Figure 1. Amortized hardware cost plus energy cost for the final training run of frontier models. The selected models are among the top 10 most compute-intensive for their time. Amortized hardware costs are the product of training chip-hours and a depreciated hardware cost, with 23% overhead added for cluster-level networking. Open circles indicate costs which used an estimated production cost of Google TPU hardware. These costs are generally more uncertain than the others, which used actual price data rather than estimates.

As an alternative approach, we also calculate the cost to train these models in the cloud using rented hardware. This method is very simple to calculate because cloud providers charge a flat rate per chip-hour, and energy and interconnection costs are factored into the prices. However, it overestimates the cost of many frontier models, which are often trained on hardware owned by the developer rather than on rented cloud hardware.

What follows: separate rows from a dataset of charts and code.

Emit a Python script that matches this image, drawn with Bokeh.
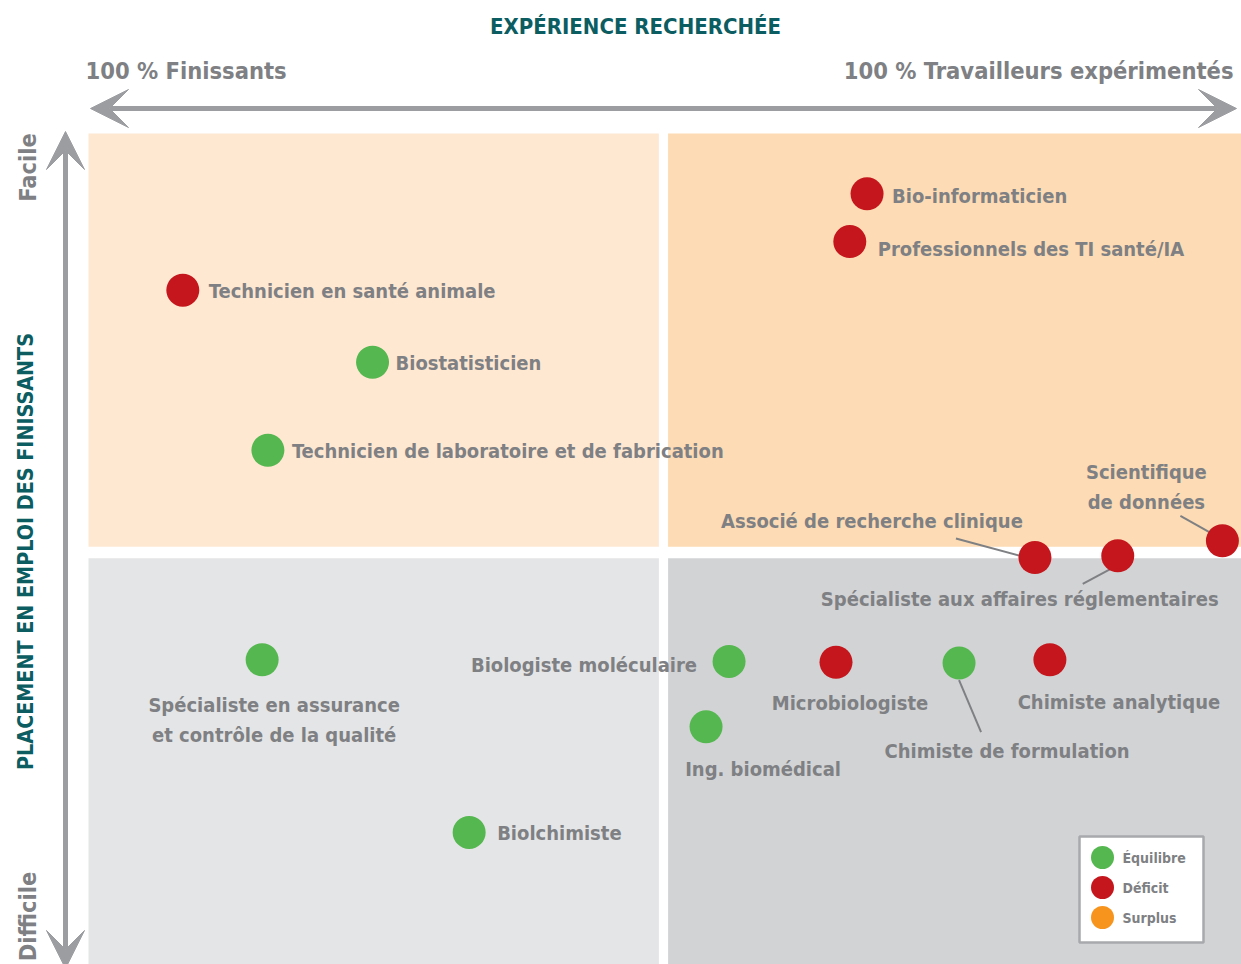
import math
from bokeh.plotting import figure
from bokeh.models import Range1d, ColumnDataSource, Arrow, VeeHead
from bokeh.core.properties import value
from bokeh.embed import file_html
from bokeh.resources import INLINE

# ---------------- data ----------------
# x: share of experienced workers sought (0 = 100 % finissants, 100 = 100 % travailleurs expérimentés)
# y: ease of placement of graduates (0 = difficile, 100 = facile)
jobs = [
    "Bio-informaticien",
    "Professionnels des TI santé/IA",
    "Technicien en santé animale",
    "Biostatisticien",
    "Technicien de laboratoire et de fabrication",
    "Scientifique\nde données",
    "Associé de recherche clinique",
    "Spécialiste aux affaires réglementaires",
    "Spécialiste en assurance\net contrôle de la qualité",
    "Biologiste moléculaire",
    "Microbiologiste",
    "Chimiste de formulation",
    "Chimiste analytique",
    "Ing. biomédical",
    "Biolchimiste",
]
experience = [67.7, 66.2, 8.2, 24.7, 15.6, 98.6, 82.3, 89.5, 15.1, 55.7, 65.0, 75.7, 83.6, 53.7, 33.1]
placement = [92.8, 87.1, 81.3, 72.7, 62.2, 51.4, 49.4, 49.6, 37.2, 37.0, 36.9, 36.8, 37.2, 29.2, 16.6]
status = ["Déficit", "Déficit", "Déficit", "Équilibre", "Équilibre", "Déficit", "Déficit", "Déficit",
          "Équilibre", "Équilibre", "Déficit", "Équilibre", "Déficit", "Équilibre", "Équilibre"]

legend_labels = ["Équilibre", "Déficit", "Surplus"]

# quadrants (left, right, bottom, top) in data units
q_left = [0, 50.4, 0, 50.4]
q_right = [49.6, 101, 49.6, 101]
q_bottom = [50.7, 50.7, -5, -5]
q_top = [100, 100, 49.3, 49.3]

# ---------------- styles ----------------
COLORS = {"Équilibre": "#55B74F", "Déficit": "#C4161C", "Surplus": "#F7941D"}
Q_COLORS = ["#FEE8D2", "#FDDBB4", "#E4E5E6", "#D2D3D5"]
GRAY = "#7E8083"
ARROW_GRAY = "#9C9DA0"
TEAL = "#0B5D62"
FONT = value("'Liberation Sans Narrow', 'DejaVu Sans Condensed', sans-serif")

# label placement: (align, dx, dy) in screen pixels from the point
label_pos = [
    ("left", 25, 2), ("left", 28, 7), ("left", 26, 1), ("left", 23, 1), ("left", 24, 1),
    ("center", -76, -54), ("center", -163, -37), ("center", -98, 43), ("center", 12, 60),
    ("right", -32, 4), ("center", 14, 41), ("center", 48, 88), ("center", 69, 42),
    ("center", 57, 42), ("left", 28, 1),
]
# leader lines: (index, dx0, dy0, dx1, dy1) in screen pixels
leaders = [(5, -42, -25, -10, -7), (6, -79, -19, -12, -1), (7, -35, 28, -7, 13), (11, 22, 69, 0, 17)]

# pixel <-> data helpers (linear scales)
SX = 11.5   # px per x unit
SY = 8.38   # px per y unit
X0PX = 88
Y0PX = 971


def dx(px):
    return (px - X0PX) / SX


def dy(py):
    return (Y0PX - py) / SY


W, H = 1241, 964
p = figure(width=W, height=H, output_backend="svg", toolbar_location=None,
           x_range=Range1d(dx(0), dx(W)), y_range=Range1d(dy(H), dy(0)),
           min_border=0, outline_line_color=None)
p.axis.visible = False
p.grid.visible = False
p.background_fill_color = "white"
p.border_fill_color = "white"

# quadrants
p.quad(left=q_left, right=q_right, bottom=q_bottom, top=q_top, fill_color=Q_COLORS, line_color=None)

# leader lines
lx0, ly0, lx1, ly1 = [], [], [], []
for i, a, b, c, d in leaders:
    lx0.append(experience[i] + a / SX)
    ly0.append(placement[i] - b / SY)
    lx1.append(experience[i] + c / SX)
    ly1.append(placement[i] - d / SY)
p.segment(x0=lx0, y0=ly0, x1=lx1, y1=ly1, line_color=GRAY, line_width=2)

# points
src = ColumnDataSource(dict(x=experience, y=placement, c=[COLORS[s] for s in status]))
p.scatter("x", "y", source=src, size=33, fill_color="c", line_color=None)

# labels
for align in ("left", "center", "right"):
    idx = [i for i, lp in enumerate(label_pos) if lp[0] == align]
    s = ColumnDataSource(dict(
        x=[experience[i] for i in idx], y=[placement[i] for i in idx],
        t=[jobs[i] for i in idx],
        xo=[label_pos[i][1] for i in idx], yo=[label_pos[i][2] for i in idx]))
    p.text("x", "y", text="t", source=s, x_offset="xo", y_offset="yo",
           text_align=align, text_baseline="middle", text_font=FONT,
           text_font_style="bold", text_font_size="20px", text_color=GRAY,
           text_line_height=1.25)

# axis arrows
p.add_layout(Arrow(x_start=dx(90), y_start=dy(108), x_end=dx(1236), y_end=dy(108),
                   line_color=ARROW_GRAY, line_width=5,
                   start=VeeHead(size=38, fill_color=ARROW_GRAY, line_color=ARROW_GRAY, line_width=1),
                   end=VeeHead(size=38, fill_color=ARROW_GRAY, line_color=ARROW_GRAY, line_width=1)))
p.add_layout(Arrow(x_start=dx(65), y_start=dy(131), x_end=dx(65), y_end=dy(968),
                   line_color=ARROW_GRAY, line_width=5,
                   start=VeeHead(size=38, fill_color=ARROW_GRAY, line_color=ARROW_GRAY, line_width=1),
                   end=VeeHead(size=38, fill_color=ARROW_GRAY, line_color=ARROW_GRAY, line_width=1)))

# titles
p.text(x=[dx(635)], y=[dy(26)], text=["EXPÉRIENCE RECHERCHÉE"], text_align="center",
       text_baseline="middle", text_font=FONT, text_font_style="bold",
       text_font_size="22px", text_color=TEAL)
p.text(x=[dx(85)], y=[dy(70)], text=["100 % Finissants"], text_align="left",
       text_baseline="middle", text_font=FONT, text_font_style="bold",
       text_font_size="23.5px", text_color=GRAY)
p.text(x=[dx(1233)], y=[dy(70)], text=["100 % Travailleurs expérimentés"], text_align="right",
       text_baseline="middle", text_font=FONT, text_font_style="bold",
       text_font_size="23.5px", text_color=GRAY)
p.text(x=[dx(27)], y=[dy(167)], text=["Facile"], angle=math.pi / 2, text_align="center",
       text_baseline="middle", text_font=FONT, text_font_style="bold",
       text_font_size="23.5px", text_color=GRAY)
p.text(x=[dx(27)], y=[dy(916)], text=["Difficile"], angle=math.pi / 2, text_align="center",
       text_baseline="middle", text_font=FONT, text_font_style="bold",
       text_font_size="23.5px", text_color=GRAY)
p.text(x=[dx(25)], y=[dy(551)], text=["PLACEMENT EN EMPLOI DES FINISSANTS"], angle=math.pi / 2,
       text_align="center", text_baseline="middle", text_font=FONT, text_font_style="bold",
       text_font_size="21.3px", text_color=TEAL)

# legend box
p.quad(left=[dx(1079)], right=[dx(1203)], bottom=[dy(942)], top=[dy(836)],
       fill_color="white", line_color="#A8A9AC", line_width=2.5)
leg_y = [dy(857), dy(887), dy(917)]
p.scatter(x=[dx(1102)] * 3, y=leg_y, size=23, fill_color=[COLORS[k] for k in legend_labels], line_color=None)
p.text(x=[dx(1122)] * 3, y=leg_y, text=legend_labels, text_align="left", text_baseline="middle",
       text_font=FONT, text_font_style="bold", text_font_size="14px", text_color=GRAY)

open("out.html", "w").write(file_html(p, INLINE))
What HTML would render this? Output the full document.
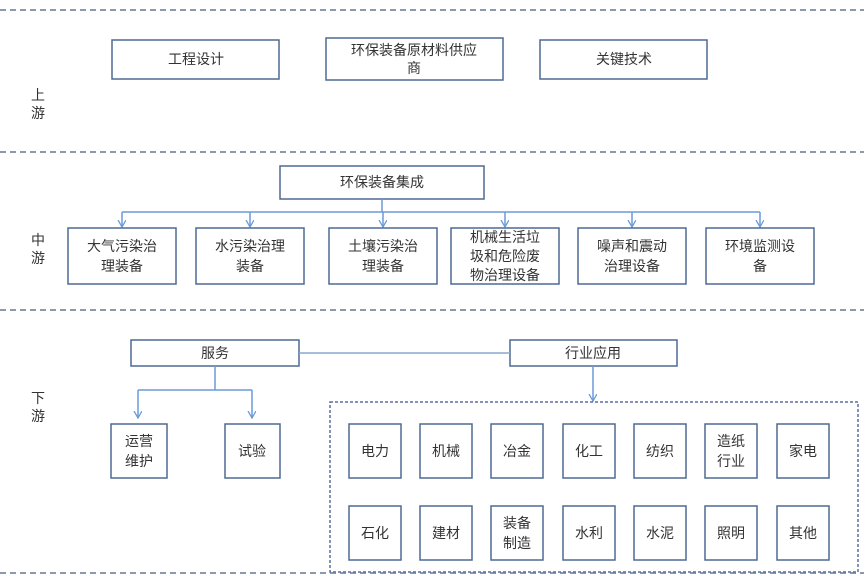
<!DOCTYPE html>
<html><head><meta charset="utf-8"><style>
body{margin:0;background:#fff;}
svg text{font-family:"Liberation Sans","Noto Sans CJK SC",sans-serif;font-size:14px;fill:#333;text-anchor:middle;}
.b{fill:#fff;stroke:#4f6a94;stroke-width:1.5;}
.l{stroke:#6b9bd8;stroke-width:1.5;fill:none;}
.d{stroke:#8a9aaa;stroke-width:2;stroke-dasharray:6,4;}
</style></head><body>
<svg width="864" height="582" viewBox="0 0 864 582">
<defs><marker id="a" markerWidth="8" markerHeight="10" refX="7" refY="4" orient="auto" markerUnits="userSpaceOnUse"><path d="M0,0 L7,4 L0,8" fill="none" stroke="#6b9bd8" stroke-width="1.3"/></marker></defs>
<line class="d" x1="0" y1="10" x2="864" y2="10"/>
<line class="d" x1="0" y1="152" x2="864" y2="152"/>
<line class="d" x1="0" y1="310" x2="864" y2="310"/>
<line class="d" x1="0" y1="573" x2="864" y2="573"/>
<text x="38" y="100">上</text><text x="38" y="118">游</text>
<text x="38" y="245">中</text><text x="38" y="263">游</text>
<text x="38" y="403">下</text><text x="38" y="421">游</text>
<rect class="b" x="112" y="40" width="167" height="39"/><text x="196" y="64">工程设计</text>
<rect class="b" x="326" y="38" width="177" height="42"/><text x="414" y="55">环保装备原材料供应</text><text x="414" y="73">商</text>
<rect class="b" x="540" y="40" width="167" height="39"/><text x="624" y="64">关键技术</text>
<rect class="b" x="280" y="166" width="204" height="33"/><text x="382" y="187">环保装备集成</text>
<path class="l" d="M382,199 V212 M122,212 H760"/>
<line class="l" x1="122" y1="212" x2="122" y2="227" marker-end="url(#a)"/><line class="l" x1="250" y1="212" x2="250" y2="227" marker-end="url(#a)"/><line class="l" x1="383" y1="212" x2="383" y2="227" marker-end="url(#a)"/><line class="l" x1="505" y1="212" x2="505" y2="227" marker-end="url(#a)"/><line class="l" x1="632" y1="212" x2="632" y2="227" marker-end="url(#a)"/><line class="l" x1="760" y1="212" x2="760" y2="227" marker-end="url(#a)"/>
<rect class="b" x="68" y="228" width="108" height="56"/><text x="122" y="251">大气污染治</text><text x="122" y="271">理装备</text>
<rect class="b" x="196" y="228" width="108" height="56"/><text x="250" y="251">水污染治理</text><text x="250" y="271">装备</text>
<rect class="b" x="329" y="228" width="108" height="56"/><text x="383" y="251">土壤污染治</text><text x="383" y="271">理装备</text>
<rect class="b" x="451" y="228" width="108" height="56"/><text x="505" y="242">机械生活垃</text><text x="505" y="261">圾和危险废</text><text x="505" y="280">物治理设备</text>
<rect class="b" x="578" y="228" width="108" height="56"/><text x="632" y="251">噪声和震动</text><text x="632" y="271">治理设备</text>
<rect class="b" x="706" y="228" width="108" height="56"/><text x="760" y="251">环境监测设</text><text x="760" y="271">备</text>
<rect class="b" x="131" y="340" width="168" height="26"/><text x="215" y="358">服务</text>
<rect class="b" x="510" y="340" width="167" height="26"/><text x="593" y="358">行业应用</text>
<line class="l" x1="299" y1="353" x2="510" y2="353" style="stroke:#8aa8cf"/>
<path class="l" d="M215,366 V390 M138,390 H252"/>
<line class="l" x1="138" y1="390" x2="138" y2="418" marker-end="url(#a)"/>
<line class="l" x1="252" y1="390" x2="252" y2="418" marker-end="url(#a)"/>
<line class="l" x1="593" y1="366" x2="593" y2="401" marker-end="url(#a)"/>
<rect class="b" x="111" y="424" width="56" height="54"/><text x="139" y="446">运营</text><text x="139" y="466">维护</text>
<rect class="b" x="225" y="424" width="55" height="54"/><text x="252" y="456">试验</text>
<rect x="330" y="402" width="528" height="170" fill="none" stroke="#5a6fa0" stroke-width="1.5" stroke-dasharray="3,2"/>
<g>
<rect class="b" x="349" y="424" width="52" height="54"/><text x="375" y="456">电力</text>
<rect class="b" x="420" y="424" width="52" height="54"/><text x="446" y="456">机械</text>
<rect class="b" x="491" y="424" width="52" height="54"/><text x="517" y="456">冶金</text>
<rect class="b" x="563" y="424" width="52" height="54"/><text x="589" y="456">化工</text>
<rect class="b" x="634" y="424" width="52" height="54"/><text x="660" y="456">纺织</text>
<rect class="b" x="705" y="424" width="52" height="54"/><text x="731" y="446">造纸</text><text x="731" y="466">行业</text>
<rect class="b" x="777" y="424" width="52" height="54"/><text x="803" y="456">家电</text>
<rect class="b" x="349" y="506" width="52" height="54"/><text x="375" y="538">石化</text>
<rect class="b" x="420" y="506" width="52" height="54"/><text x="446" y="538">建材</text>
<rect class="b" x="491" y="506" width="52" height="54"/><text x="517" y="528">装备</text><text x="517" y="548">制造</text>
<rect class="b" x="563" y="506" width="52" height="54"/><text x="589" y="538">水利</text>
<rect class="b" x="634" y="506" width="52" height="54"/><text x="660" y="538">水泥</text>
<rect class="b" x="705" y="506" width="52" height="54"/><text x="731" y="538">照明</text>
<rect class="b" x="777" y="506" width="52" height="54"/><text x="803" y="538">其他</text>
</g>
</svg>
</body></html>
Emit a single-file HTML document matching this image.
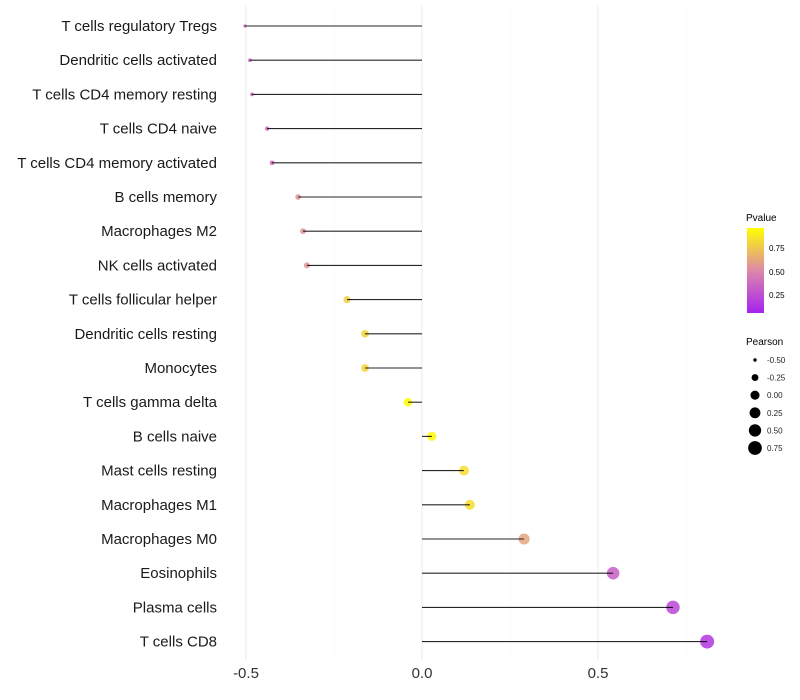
<!DOCTYPE html>
<html><head><meta charset="utf-8"><style>
body{margin:0;background:#fff;font-family:"Liberation Sans",Arial,sans-serif;}
svg{display:block}
</style></head><body>
<svg id="chart" width="800" height="700">
<g id="grid"></g>
<g id="pts"></g>
<g id="segs"></g>
<g id="ylab"></g>
<g id="xlab"></g>
<g id="legend">
<defs><linearGradient id="pg" x1="0" y1="1" x2="0" y2="0">
<stop offset="0" stop-color="#a722f0"/><stop offset="0.5" stop-color="#dd88a8"/><stop offset="1" stop-color="#ffff00"/></linearGradient></defs>
<text x="746" y="221" font-size="10">Pvalue</text>
<rect x="747" y="228" width="17" height="85" fill="url(#pg)"/>
<text x="769" y="251" font-size="8">0.75</text>
<text x="769" y="275" font-size="8">0.50</text>
<text x="769" y="298" font-size="8">0.25</text>
<text x="746" y="345" font-size="10">Pearson</text>
<g id="sizeleg"></g>
</g>
</svg>
<script>
const categories=["T cells regulatory  Tregs","Dendritic cells activated","T cells CD4 memory resting","T cells CD4 naive","T cells CD4 memory activated","B cells memory","Macrophages M2","NK cells activated","T cells follicular helper","Dendritic cells resting","Monocytes","T cells gamma delta","B cells naive","Mast cells resting","Macrophages M1","Macrophages M0","Eosinophils","Plasma cells","T cells CD8"];
const pearson=[-0.503,-0.489,-0.483,-0.44,-0.426,-0.352,-0.338,-0.327,-0.213,-0.162,-0.162,-0.04,0.028,0.119,0.136,0.29,0.543,0.713,0.81];
const pvalues=[0.3,0.3,0.32,0.35,0.35,0.55,0.55,0.56,0.8,0.82,0.82,0.98,0.97,0.86,0.86,0.62,0.3,0.18,0.1];
const xTicks=[-0.5,0,0.5];
const xTickLabels=["-0.5","0.0","0.5"];
const sizeLegendVals=[-0.5,-0.25,0,0.25,0.5,0.75];
const sizeLegendLabels=["-0.50","-0.25","0.00","0.25","0.50","0.75"];
const NS="http://www.w3.org/2000/svg";
const xs=v=>422+v*352;
const ys=i=>26+i*34.2;
const rs=v=>Math.sqrt(Math.max(1,2.9+35.2*(v+0.5)));
function col(p){const stops=[[0,[167,34,240]],[0.5,[221,136,168]],[1,[255,255,0]]];
 let a=stops[0],b=stops[1];if(p>0.5){a=stops[1];b=stops[2];}
 const t=(p-a[0])/(b[0]-a[0]);const c=a[1].map((x,k)=>Math.round(x+(b[1][k]-x)*t));
 return `rgb(${c[0]},${c[1]},${c[2]})`;}
function mk(tag,attrs,parent){const e=document.createElementNS(NS,tag);for(const k in attrs)e.setAttribute(k,attrs[k]);parent.appendChild(e);return e;}
const grid=document.getElementById('grid');
[-0.5,-0.25,0,0.25,0.5,0.75].forEach(v=>{const l=mk('line',{x1:xs(v),x2:xs(v),y1:5,y2:660,stroke:v%0.5===0?'#ebebeb':'#f3f3f3','stroke-width':v%0.5===0?1:0.6},grid);

});
const segs=document.getElementById('segs'),pts=document.getElementById('pts'),yl=document.getElementById('ylab');
categories.forEach((c,i)=>{
 const p=mk('circle',{cx:xs(pearson[i]),cy:ys(i),r:rs(pearson[i]),fill:col(pvalues[i]),'fill-opacity':0.85},pts);
 
 
 const s=mk('line',{x1:xs(0),x2:xs(pearson[i]),y1:ys(i),y2:ys(i),stroke:'#000','stroke-width':1.1,'stroke-opacity':0.85},segs);
 
 
 const t=mk('text',{x:217,y:ys(i)+5,'text-anchor':'end','font-size':15,fill:'#1a1a1a'},yl);t.textContent=c;
 
 
});
const xl=document.getElementById('xlab');
xTicks.forEach((v,i)=>{const t=mk('text',{x:xs(v),y:678,'text-anchor':'middle','font-size':15,fill:'#333'},xl);t.textContent=xTickLabels[i];

});
const sl=document.getElementById('sizeleg');
sizeLegendVals.forEach((v,i)=>{const y=360+i*17.6;
 const c=mk('circle',{cx:755,cy:y,r:rs(v),fill:'#000'},sl);
 
 
 const t=mk('text',{x:767,y:y+3,'font-size':8,fill:'#222'},sl);t.textContent=sizeLegendLabels[i];
 
 });
</script>
</body></html>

Using this method, we find a very similar growth rate of 2.6x per year, but the resulting cost estimates are around twice as high on average as estimates from the amortized hardware and energy method. Note that these cost estimates were previously featured in the 2024 AI Index.

Figure 2. Estimated cloud compute costs for the final training run of frontier models. The selected models are among the top 10 most compute-intensive for their time. The costs are the product of the number of training chip-hours and a historical cloud rental price.

Finally, we also investigated development costs in-depth for a few selected models. This approach includes amortized compute costs for both the final training run and supporting experiments, as well as the compensation of R&D staff. We applied this approach to GPT-3, OPT-175B (notable as a GPT-3 replication attempt by a team at Meta AI), GPT-4, and Gemini Ultra.

So, do AI labs spend more on compute than on staff? Our cost breakdown suggests this is the case, but staff costs are very significant. The combined cost of AI accelerator chips, other server components and interconnect hardware makes up 47–67% of the total, whereas R&D staff costs are 29–49% (including equity). Energy consumption makes up the remaining 2–6% of the cost.

While energy is a small fraction of the total cost, the electrical power capacity required for these models is significant, with Gemini Ultra requiring an estimated 35 megawatts. A naive extrapolation of the historical growth in power requirements suggests that AI supercomputers will require gigawatt-scale power supply by 2029.

Figure 3. Breakdown of model development costs for selected models. Hardware costs are amortized to the total number of chip-hours spent on experiments and training. R&D staff costs cover the duration of development, from initial experiments to publication.

Implications

The rapid increase in AI training costs poses significant challenges. Only a few large organizations can keep up with these expenses, potentially limiting innovation and concentrating influence over frontier AI development. Unless investors are persuaded that these ballooning costs are justified by the economic returns to AI, developers will find it challenging to raise sufficient capital to purchase the amount of hardware needed to continue along this trend. Therefore, investment is a key potential bottleneck in the continued scaling of AI models, alongside other limiting factors such as power capacity. As training costs soar, AI developers must address these financial and infrastructural challenges to sustain future innovations.

For a deeper dive into the methodology and detailed analysis, you can access the full paper on arXiv and the accompanying code and data on GitHub.

Webinar

On June 5th, we held a webinar on this study and its implications for AI research, development, and policymaking. Below is a recording of the webinar.

Updates

Jan 13, 2025:

We removed finetuned models from the data which should not have been included. This applies to Figures 1 and 2. This slightly changed the trendlines and shaded CIs, but the growth rate numbers haven’t changed to one decimal place. We also Switched to a 90% CI for everything (instead of sometimes using 95% CI). This slightly changed the shaded CIs in Figures 1 and 2. Finally, we fixed the random seed for generating the results in Figure 3. This slightly changed the cost proportions in that figure.